CBCnews

Auditor General's report: The forgotten chapter


With the economic update and the Auditor General's report all coming out on the same day, one chapter of Sheila Fraser's work will probably go unnoticed.

There is a full chapter on the Inuvialuit Land Claim that was signed 23 years ago on one bright spring day in Tuktoyaktuk, Northwest Territories.

Then Indian Affairs Minister John Munroe donned traditional clothing and danced with Inuvialuit leaders in the community to celebrate.

People in the small northern communities were overjoyed and proud of the deal.

This was a crucial land claim. It was the first land claim north of the 60th parallel and only one of three comprehensive claims at the time that provided both land and money to native people in Canada.

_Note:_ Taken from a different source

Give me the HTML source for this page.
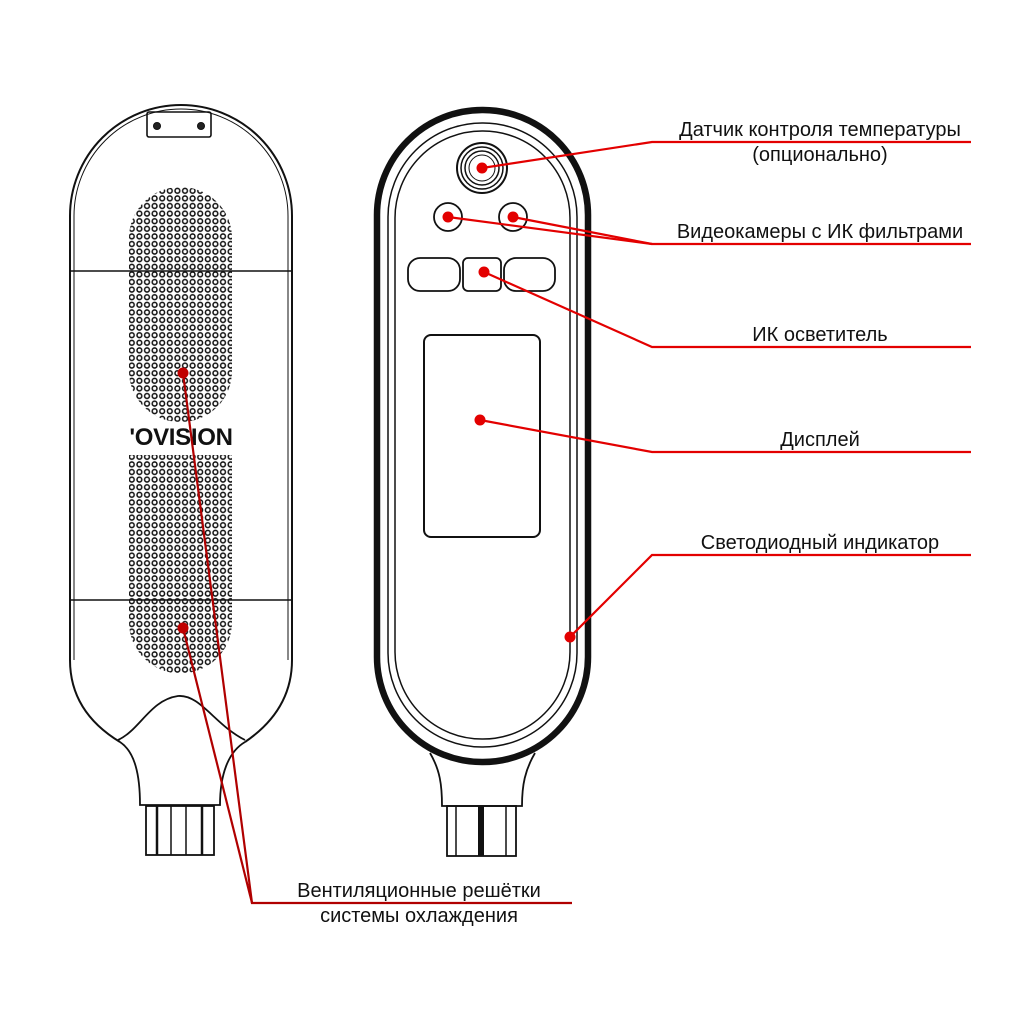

It affects the Inuvialuit, the western Arctic Inuit, who live in the MacKenzie Delta and the Arctic islands to the north.

The agreement transferred 91,000 square kilometres of land and $170 million dollars to the Inuvialuit. That land now contains much of the gas that will go into the proposed Mackenzie Valley pipeline.

This claim has formed the basis for many of the 18 land agreements signed across Canada since then.

But Sheila Fraser found the federal government had done a very bad job in holding to its side of the bargain. It hasn't transferred all the land to the Inuvialuit that it's supposed to.

In fact in some cases the Department of Indian and Northern Affairs (INAC) transferred some of the wrong land and has done nothing in the last 23 years to fix it.

And in all that time INAC has never made a list of its obligations under the constitutionally protected land claim and lived up to them.

Auditor General Sheila Fraser simply shook her head when asked about this.

"I wish I could answer that question as to why 23 years after the government made a committment to these people it has still to live up to its obligations ... it has not worked in partnership with Inuvialuit towards the goals of this agreement."

Makes you wonder if the Inuvialuit of the Mackenzie Delta would have been so quick to dance with joy if they knew just what kind of partner they were stuck with.